Lost was Lewis' call to "march through the South, through the heart of Dixie, the way Sherman did... Burn Jim Crow to the ground - nonviolently."

Out was his warning: "Not one thing in the bill that will protect our people from police brutality" and "I want to know which side the federal government is on."

By the time the rewriting was through, Lewis recalls, "I was a little hot." Now his soft voice is reluctant to rise in anger. "But I was ready to say what I could with all my energy and vigor."

And he did say, "The party of Kennedy is also the party of Eastland. The party of Javits is also the party of Goldwater... Where is the political party that would make it unnecessary to march on Washington?"

It had been a long journey for Lewis to that day. On a cotton farm outside Troy, Ala., he had been inspired by listening to King on the radio and went on to study theology at American Baptist Seminary. But the necessity of breaking Jim Crow became his overriding motivation.

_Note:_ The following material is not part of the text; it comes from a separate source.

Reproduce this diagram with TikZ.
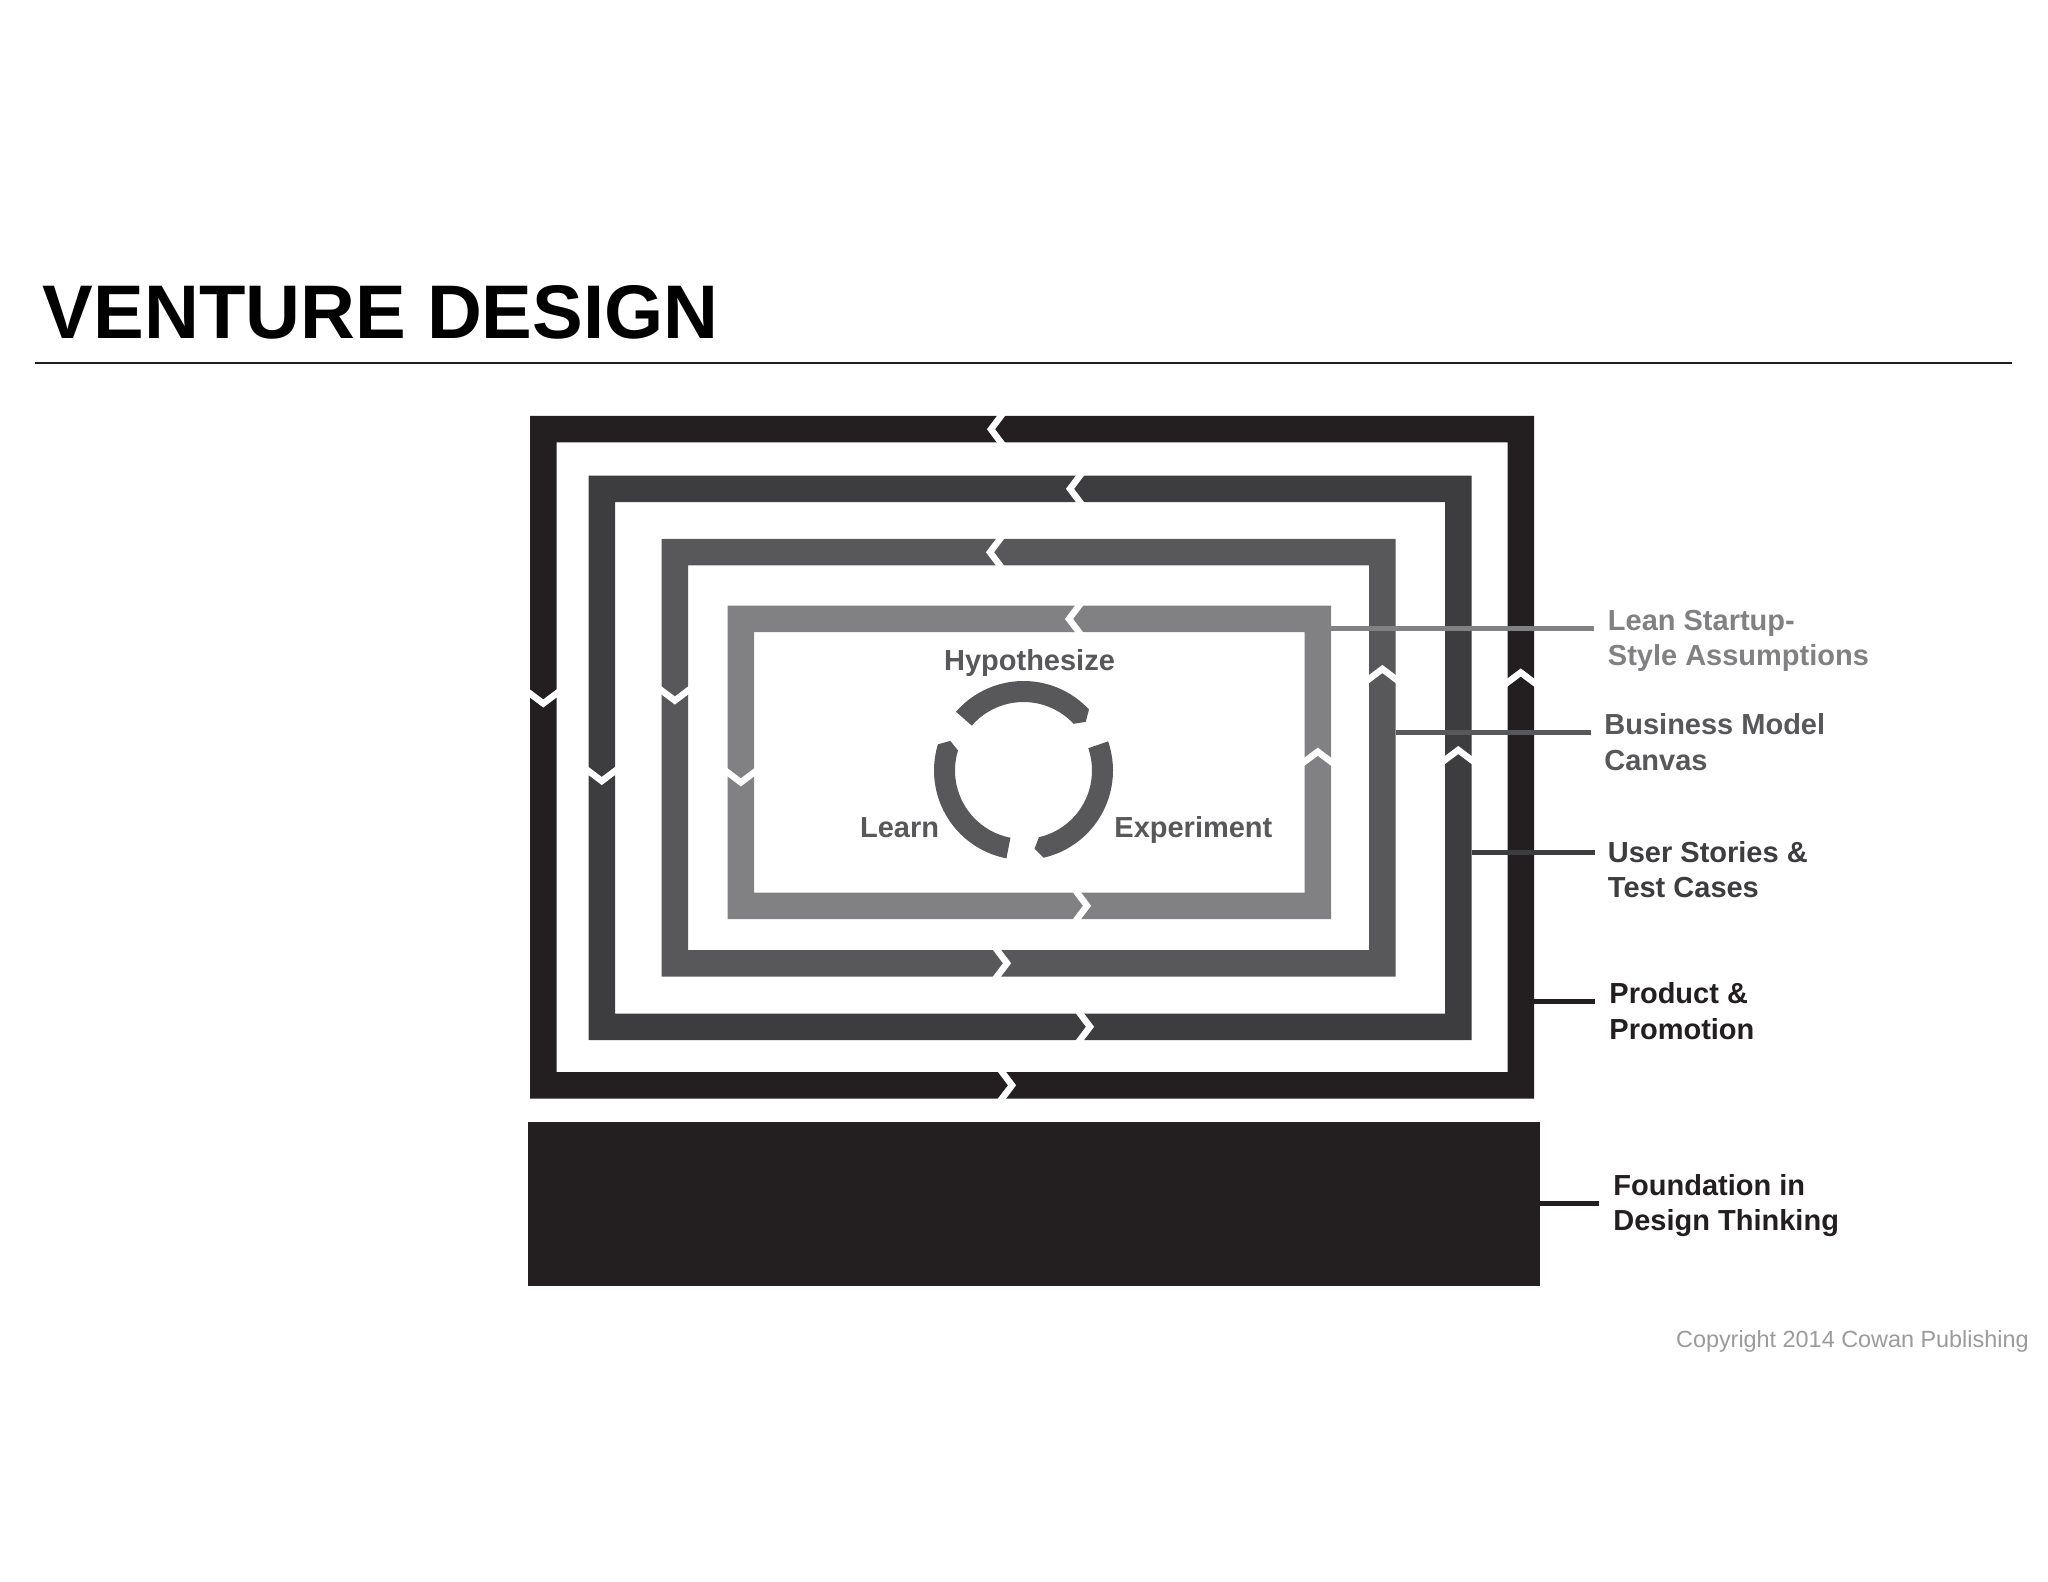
\documentclass[tikz,border=0pt]{standalone}
\usepackage{fontspec}
\setmainfont{Liberation Sans}
\definecolor{cA}{HTML}{231F20}
\definecolor{cB}{HTML}{3D3C3E}
\definecolor{cC}{HTML}{58585A}
\definecolor{cD}{HTML}{818083}
\definecolor{cE}{HTML}{9B9B9B}
\tikzset{
  notch/.style={draw=white, line width=3.25pt, line join=miter, miter limit=10},
  lbl/.style={inner sep=0pt, anchor=base west, align=left, font=\fontsize{14.5}{17.75}\selectfont\bfseries},
  cyc/.style={inner sep=0pt, font=\fontsize{14.5}{17.75}\selectfont\bfseries, text=cC},
  lead/.style={line width=2.25pt},
}
\newcommand\vdnotch[3]{\draw[notch,shift={(#1,#2)},rotate=#3] (7.8,-17) -- (-5,0) -- (7.8,17);}
\newcommand\ringseg[3]{\fill[cC] ([shift={(1023.5,770.5)}]#1:89.5) arc[start angle=#1, end angle=#2, radius=89.5] -- ([shift={(1023.5,770.5)}]#3:79) -- ([shift={(1023.5,770.5)}]#2:68.5) arc[start angle=#2, end angle=#1, radius=68.5] -- cycle;}
\begin{document}
\begin{tikzpicture}[x=0.5pt,y=-0.5pt]
\useasboundingbox (0,0) rectangle (2048,1582);
\fill[white] (0,0) rectangle (2048,1582);

% title
\node[inner sep=0pt, anchor=base west, font=\fontsize{38}{40}\selectfont\bfseries, text=black] (title) at (42.5,338.3) {VENTURE DESIGN};
\coordinate (rulea) at (35.3,363.3);
\coordinate (ruleb) at (2011.7,363.3);
\draw[cA, line width=1pt] (rulea) -- (ruleb);

% nested frames
\fill[cA, even odd rule] (530,416) rectangle (1534,1098.5) (556.5,442.5) rectangle (1507.5,1072);
\fill[cB, even odd rule] (588.5,475.6) rectangle (1471.5,1040) (615,502.1) rectangle (1445,1013.5);
\fill[cC, even odd rule] (661.6,539) rectangle (1395.6,976.5) (688.1,565.5) rectangle (1369.1,950);
\fill[cD, even odd rule] (727.6,605.7) rectangle (1331,919) (754.1,632.2) rectangle (1304.5,892.5);
% foundation
\fill[cA] (528,1121.5) rectangle (1540.4,1286);

% chevron notches
\vdnotch{996}{429.25}{0}
\vdnotch{1007}{1085.25}{180}
\vdnotch{543.25}{698.5}{90}
\vdnotch{1520.75}{677.5}{-90}
\vdnotch{1075}{488.85}{0}
\vdnotch{1085}{1026.75}{180}
\vdnotch{601.75}{776}{90}
\vdnotch{1458.25}{755}{-90}
\vdnotch{995}{552.25}{0}
\vdnotch{1002}{963.25}{180}
\vdnotch{674.85}{695.5}{90}
\vdnotch{1382.35}{674}{-90}
\vdnotch{1074}{618.95}{0}
\vdnotch{1082}{905.75}{180}
\vdnotch{740.85}{777.4}{90}
\vdnotch{1317.75}{756.7}{-90}

% cycle ring
\ringseg{-139}{-43}{-38}
\ringseg{-19}{77}{82}
\ringseg{-259}{-163}{-158}
\node[cyc, anchor=base] (hyp) at (1029.5,670.7) {Hypothesize};
\node[cyc, anchor=base west] (exp) at (1114,837) {Experiment};
\node[cyc, anchor=base west] (lrn) at (859.7,837.5) {Learn};

% leader lines
\coordinate (l1a) at (1331,628.3);   \coordinate (l1b) at (1594,628.3);
\coordinate (l2a) at (1395.6,732.7); \coordinate (l2b) at (1591,732.7);
\coordinate (l3a) at (1471.5,852.7); \coordinate (l3b) at (1595,852.7);
\coordinate (l4a) at (1534,1001.7);  \coordinate (l4b) at (1595,1001.7);
\coordinate (l5a) at (1540.4,1203.3);\coordinate (l5b) at (1599,1203.3);
\draw[lead, cD] (l1a) -- (l1b);
\draw[lead, cC] (l2a) -- (l2b);
\draw[lead, cB] (l3a) -- (l3b);
\draw[lead, cA] (l4a) -- (l4b);
\draw[lead, cA] (l5a) -- (l5b);

% labels (base anchor = last line's baseline)
\node[lbl, text=cD] (lean) at (1607.5,665.5) {Lean Startup-\\Style Assumptions};
\node[lbl, text=cC] (bmc) at (1604,770) {Business Model\\Canvas};
\node[lbl, text=cB] (usr) at (1607.5,897.8) {User Stories \&\\Test Cases};
\node[lbl, text=cA] (prod) at (1609,1039) {Product \&\\Promotion};
\node[lbl, text=cA] (fdn) at (1613,1230.5) {Foundation in\\Design Thinking};

% copyright
\node[inner sep=0pt, anchor=base east, font=\fontsize{11.7}{14}\selectfont, text=cE] (copy) at (2029,1347.3) {Copyright 2014 Cowan Publishing};
\end{tikzpicture}
\end{document}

In 1960, Lewis, then a graduate student at Fisk University, joined several sit-ins around Nashville, Tenn., direct actions that led to the formation of the Student Nonviolent Coordinating Committee in 1960. Lewis was chairman for three years until ousted by Stokley Carmichael in 1966. Lewis had been one of the first 13 Freedom Riders who left Washington headed for Rock Hill, S.C., Montgomery, Ala., for the South, and was the first to be beaten by antagonists to the marchers.

On the pivotal march from Selma to Montgomery in 1965, which he helped King organize, Lewis was beaten unconscious on a day that became known as "Bloody Sunday."

The friction over his speech two years before illustrated his split with the estabished leaders, but also marked the beginning of Lewis' long battle against those who are a few miles behind his personal vision.

After working in the foundation and community organization areas, Lewis became executive director of the Atlanta-based Voter Education Project. After an unsuccessful campaign for Congress in 1977, he was appointed by President Carter head of the domestic operations of ACTION.

When he left ACTION three years later, he was quietly outraged over what he felt was the government's negligence toward the poor and the lack of freedom to criticize that insensitivity. "I have found so many people unwilling to take a chance, to take a risk," he said, adding that he felt better outside agitating. He then worked for the National Consumer Cooperative Bank. He was elected to his present post in 1981.

Part of his unyielding dedication to change came from the words of that August afternoon. He stands by his conviction that neither the policies of the Democrats nor of the Republicans have reciprocated any loyalty to blacks.

"It represented the very finest hour, one of the finest hours in the history of this country," says Lewis. "It seemed so long ago, then not so long ago, and somehow so brief."